South Dakota Legislative Weekly Report: January 10-14, 2012
Note: Sierra Club is sharing its legislative reports with SDRC.
Lawrence Novotny, SDRC
I want to welcome back all the readers of this legislative newsletter report from last year and thank you for your continued commitment and support of natural resource conservation and environmental protection issues.
The first week of the session did not produce any bills of any particular interest or concern. Often, the first week of the legislative session tends to cover housekeeping issues regarding old laws and minor legislation. Taking advantage of the lull so to speak, I set up a meeting with Luke
Temple, Dakota Rural Action lobbyist and Paul Lepisto, Izaac Walton League representative in Pierre. We all tend to share similar concerns regarding resource conservation and environmental protection and I wanted to learn what they were watching and working on.
Mr. Temple has been working on an eminent domain bill that protects the rights of landowners. He tried to introduce an eminent domain bill during the last session with safeguards protecting landowners from being ”bulldozed” by big corporations but his sponsor backed out at the last
minute. He is drafting a new bill this session specifically designed to protect the bargaining rights of landowners who are being forced to deal with TransCanada Keystone XL Pipeline. I liked what Temple outlined for me at our meeting. I’ll share the specifics as soon as a bill has been drafted
Last session I supported an attempt to get a $30 million bond bill approved by the legislature that would protect landowners in the event of a major oil pipeline rupture (Nebraska passed a $100 million bond). That bill didn’t get out of committee. I hope the fact that Nebraska was
able to set the terms on what they would accept as bonding compensation as well as an alternate route around the sandhills will embolden the SD legislature to do the same thereby gaining much better protection for the land and landowners. I believe a bill on this issue is being drafted now
and will be an important issue unless the Federal Government renders its moot by denying Keystone XL the right to enter the U.S.
Another issue that we supported last session was lowering the tax valuation of non-cropland (i.e. pasture/grassland). We got a good start with two new laws last session designed to reassess existing land use and values statewide based on what they actually are (i.e. cropland or non-cropland) as opposed to their highest income value potential. The next step will require legislation to actually implement a new tax valuation system. There was a good deal of pushback on this issue from the state revenue department and some grain farmers last session.

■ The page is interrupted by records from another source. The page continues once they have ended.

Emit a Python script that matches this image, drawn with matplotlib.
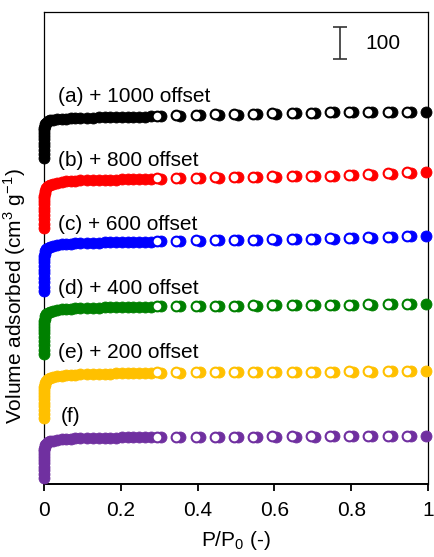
import numpy as np
import matplotlib.pyplot as plt

plt.rcParams['font.family'] = ['Liberation Sans', 'DejaVu Sans']
plt.rcParams['mathtext.fontset'] = 'custom'
plt.rcParams['mathtext.rm'] = 'Liberation Sans'

# relative pressure grid (adsorption branch and desorption branch)
p_ads = [1e-6, 5e-6, 1e-5, 3e-5, 6e-5, 1e-4, 2e-4, 4e-4, 7e-4, 0.0012, 0.002, 0.0035, 0.006,
         0.010, 0.016, 0.024, 0.034, 0.046, 0.058, 0.070, 0.082, 0.094, 0.113, 0.128, 0.143,
         0.158, 0.173, 0.188, 0.203, 0.218, 0.233, 0.248, 0.263, 0.278,
         0.305, 0.355, 0.405, 0.455, 0.505, 0.555, 0.605, 0.655, 0.705, 0.755, 0.805, 0.855,
         0.905, 0.955, 0.995]
p_des = [0.945, 0.895, 0.845, 0.795, 0.745, 0.695, 0.645, 0.595, 0.545, 0.495, 0.445, 0.395,
         0.345, 0.295]

labels = ['(a) + 1000 offset', '(b) + 800 offset', '(c) + 600 offset',
          '(d) + 400 offset', '(e) + 200 offset', '(f)']
offsets = [1000, 800, 600, 400, 200, 0]
colors = ['#000000', '#ff0000', '#0000ff', '#008000', '#ffc000', '#7030a0']

# volume adsorbed (cm3/g)
ads_a = [19, 32, 44, 56, 67, 78, 88, 97, 105, 112, 118, 124, 129,
         133, 136, 138, 140, 141, 142, 143, 143.5, 144, 144.5, 145, 145.5, 146, 146, 146.5,
         147, 147, 147.5, 148, 148, 148.5,
         149, 151, 152, 153, 154, 155, 156, 158, 160, 161, 161, 162, 163, 163, 164]
des_a = [164, 163, 163, 162, 161, 160, 159, 158, 157, 156, 155, 153, 152, 150]

ads_b = [0, 14, 27, 40, 52, 63, 74, 84, 93, 101, 109, 117, 124,
         130, 135, 139, 142, 144, 146, 147, 148, 149, 149.5, 150, 150.5, 151, 151, 151.5,
         152, 152, 152.5, 153, 153, 153.5,
         154, 155, 156, 157, 158, 159, 160, 161, 162, 163, 165, 167, 170, 173, 176]
des_b = [174, 171, 168, 166, 164, 163, 162, 161, 160, 159, 158, 157, 156, 155]

ads_c = [3, 17, 31, 45, 58, 70, 82, 93, 103, 112, 120, 127, 133,
         138, 142, 145, 147, 149, 150, 151, 152, 153, 153.5, 154, 154.5, 155, 155, 155.5,
         156, 156, 156.5, 157, 157, 157.5,
         158, 159, 160, 161, 162, 163, 164, 165, 166, 167, 168, 170, 172, 174, 176]
des_c = [175, 173, 171, 169, 168, 167, 166, 165, 164, 163, 162, 161, 160, 159]

ads_d = [6, 20, 34, 47, 59, 71, 82, 92, 101, 109, 117, 124, 130,
         135, 139, 142, 144, 146, 147, 148, 149, 150, 150.5, 151, 151.5, 152, 152, 152.5,
         153, 153, 153.5, 154, 154, 154.5,
         155, 155.5, 156, 156.5, 157, 157.5, 158, 158.5, 159, 159.5, 160, 160.5, 161, 161.5, 162]
des_d = [162, 161.5, 161, 160.5, 160, 159.5, 159, 158.5, 158, 157.5, 157, 156.5, 156, 155.5]

ads_e = [6, 19, 31, 43, 54, 65, 75, 85, 94, 102, 110, 117, 123,
         128, 132, 135, 137, 139, 140, 141, 142, 143, 143.5, 144, 144.5, 145, 145, 145.5,
         146, 146, 146.5, 147, 147, 147.5,
         148, 148, 148.5, 149, 149, 149.5, 150, 150, 150.5, 151, 151, 151.5, 152, 152, 153]
des_e = [153, 152.5, 152, 152, 151.5, 151, 151, 150.5, 150, 150, 149.5, 149, 149, 148.5]

ads_f = [19, 31, 43, 54, 65, 75, 85, 94, 102, 109, 115, 121, 126,
         130, 133, 136, 138, 139.5, 140.5, 141.5, 142.5, 143, 143.5, 144, 144.5, 144.5, 145,
         145, 145.5, 145.5, 146, 146, 146, 146.5,
         147, 147, 147.5, 147.5, 148, 148, 148, 148.5, 148.5, 149, 149, 149, 149.5, 149.5, 150]
des_f = [150, 150, 149.5, 149.5, 149.5, 149, 149, 149, 148.5, 148.5, 148, 148, 148, 147.5]

ads = [ads_a, ads_b, ads_c, ads_d, ads_e, ads_f]
des = [des_a, des_b, des_c, des_d, des_e, des_f]

fig = plt.figure(figsize=(4.35, 5.57), dpi=100)
ax = fig.add_axes([0.1011, 0.131, 0.8828, 0.8475])

for i in range(6):
    c = colors[i]
    # adsorption: filled circles
    ax.plot(p_ads, np.array(ads[i]) + offsets[i], 'o', ms=7.9, mfc=c, mec=c, mew=0.6,
            clip_on=False, zorder=3)
    # desorption: open circles on top
    ax.plot(p_des, np.array(des[i]) + offsets[i], 'o', ms=7.0, mfc='white', mec=c, mew=1.5,
            clip_on=False, zorder=4)
    x_lab = 0.043 if i == 5 else 0.037
    ax.text(x_lab, offsets[i] + 210, labels[i], fontsize=15, ha='left', va='center')

# scale bar
ax.errorbar(0.771, 1378, yerr=50, color='#333333', lw=1.2, capsize=4.7, capthick=1.2)
ax.text(0.836, 1376, '100', fontsize=15, ha='left', va='center')

ax.set_xlim(0, 1)
ax.set_ylim(0, 1475)
ax.set_xticks([0, 0.2, 0.4, 0.6, 0.8, 1])
ax.set_xticklabels(['0', '0.2', '0.4', '0.6', '0.8', '1'])
ax.set_yticks([])
ax.tick_params(axis='x', direction='out', length=5, width=1.3, labelsize=15, pad=7)
for s in ['left', 'right', 'top']:
    ax.spines[s].set_linewidth(0.9)
ax.spines['bottom'].set_linewidth(1.4)

ax.set_xlabel('P/P$_0$ (-)', fontsize=15, labelpad=7)
ax.set_ylabel('Volume adsorbed (cm$^3$ g$^{-1}$)', fontsize=15)
ax.yaxis.set_label_coords(-0.042, 0.398)

fig.savefig('out.png', dpi=100)
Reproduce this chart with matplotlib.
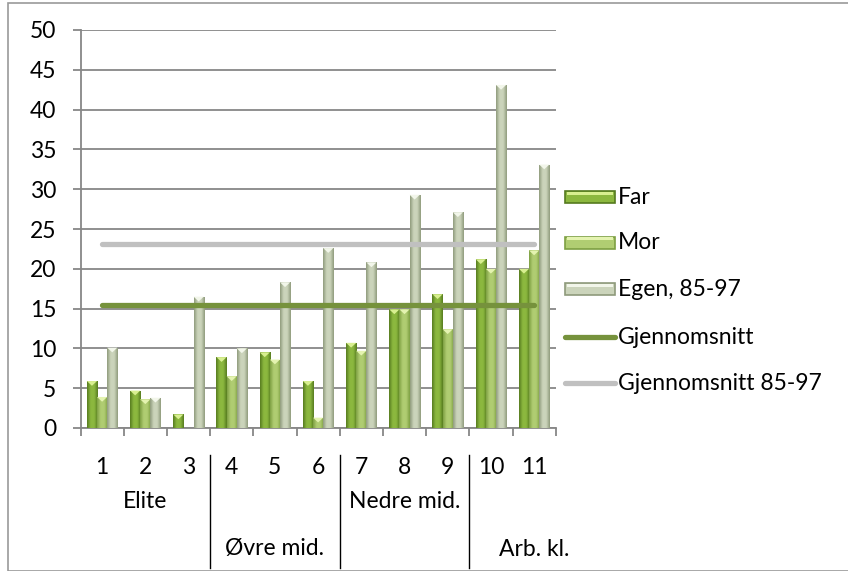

Taxation and valuation of agricultural land could be a hot topic with the meteoric rise of ag land values and ag commodities over the last two years. High commodity prices are putting more pressure on farmers to till every piece of arable land. This is already beginning to have devastating consequences for wildlife and wildlife habitat. This situation coupled with the reduction of federal dollars dedicated to CRP lands will continue to further isolate and reduce lands available to wildlife.
Mr. Lepisto foresees water management issues that focus on expanding drain tiling of potholes, sloughs and marshes disrupting natural water flows and threatening critical waterfowl production habitat in the eastern part of the state. It’s still too early to know how any of these issues will play out in the legislature this year.
While I will work hard to keep you posted on issues in the legislature and testify as needed, your input concerning proposed legislation is vital in everyway. Legislators pay attention to their constituents who make an effort to watch and follow them on what they are doing so I urge you all to get involved to the extent you feel comfortable.
It’s pretty easy to check out bills for yourself by accessing the SD state Legislative Research Council (LRC) homepage (http://legis.state.sd.us/) and then click on “Current Legislative Session” and then “Bills“. The easiest way to send an email to a legislator is to go to the LRC homepage, click on “Current Legislators” then click on the legislator you want to contact. Write a brief message in the box and then click send. You will also find a phone number and mailing address in their contact information if you want to make your message more personal which makes for a longer lasting impression. Whatever method you choose, try to make your message brief, concise and to the point as well as polite and respectful.